Sigma’s new slot signals truce to revenue wars

Mar 5, 2002 10:29 AM

Casinos and slot manufacturers have been sparring over leased revenues for nearly a decade and, while their differences remain clear, one manufacturer has introduced a slot game that it feels is the olive branch the industry has been seeking.

This spring, Sigma will debut its Game of Life slot line under a “brand for purchase” arrangement in which casinos can purchase the machine, pay a daily fee for the brand license, and retain all of the game’s profits.

Until now, premium brand name machines such as Monopoly and others have been only available on a lease or revenue sharing (participation) basis, with the manufacturer keeping the title to the machine and collecting a percentage of the daily winnings.

That never set well with some operators, especially the major Strip operators who deal in thousands of machines and have the resources to purchase the games. They have complained that leased or participation machines ultimately cost them more than seven times what they pay for a comparable model outright.

At the same time, many of the tribal casinos especially in California have embraced the leased machines because they don’t have to invest the capital, at about $10,000 per machine, and can enjoy an income stream without any significant investment.

Nevertheless, it’s the major operators ”” Harrah’s, Park Place and MGM Mirage ”” that the manufacturers want to placate, and they are the target of the new Sigma machine.

“For some time casino operators have been asking the manufacturers for an opportunity to own branded slot games,” said Jim Jackson, Sigma’s president and CEO. “Until now, they’ve really had no other choice but the straight participation arrangement. We’re excited to be the first to offer this innovative pricing model to our customers.”

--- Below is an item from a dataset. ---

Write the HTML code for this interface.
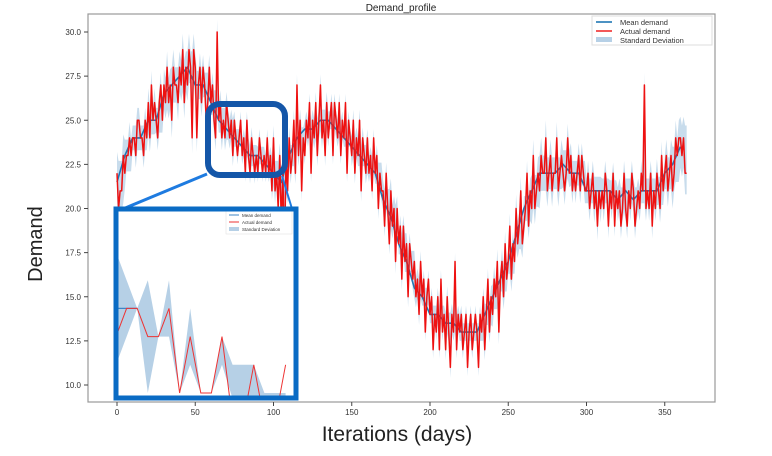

So far, the brand for purchase slot has been welcome news to some operators.

“We are thrilled with Sigma’s and Hasbro’s willingness to listen to the industry and provide this exceptional game with this new price model,” said Bruce Rowe, Harrah’s corporate vice president of slot operations research and development.

Sigma is hoping that the new game’s higher profit margin potential will bring other operators on board.

“With the unique combination of a first-class brand, strong interactive game play and a favorable pricing model, we are confident that the Game of Life will earn a premium place on the operators’ floors,” Jackson said.

Harrah’s favorable assessment of Sigma’s brand for purchase slot machine comes on the heels of its announcement to reduce the number of participation games it operates on the casino floor.

Earlier this year, Harrah’s pulled about 600 of the machines from its 20-plus casinos. Even though the number was a fraction of Harrah’s nearly 42,000 machines, it sent a signal that the gaming giant wants to change the way it does business with slot makers.

“We feel we can’t manage the profitability of the company by continuing to put more and more of these (revenue sharing) games on the floor,” Bruce Rowe told Reuters.

Rowe estimated that the average fixed-price slot machine costs about $11 a day to operate, compared with $75 a day for a revenue-sharing machine.

Besides Harrah’s, Station Casinos began cutting back on its revenue-sharing machines two years ago, citing the fact that it spends millions creating the casino and should be allowed to purchase the machines and not give away its revenue.

“The primary reason (players) are coming is for the entertainment complexes we’ve built,” said Stations CFO Glenn Christenson. “A couple of years ago, we had substantially more profit-sharing machines than we do now. This has been a focus of ours for some time.”

Christenson said that of the 20,000 games now in Station’s casinos, only a “very low single digit” percentage are of the revenue-sharing variety.

Like Rowe, he estimated the average revenue-sharing machine costs substantially more for a casino to operate than one that can be bought outright. Whereas the average machine for sale costs about $10,000, casinos can pay more than $14,400 a year for a profit-sharing model.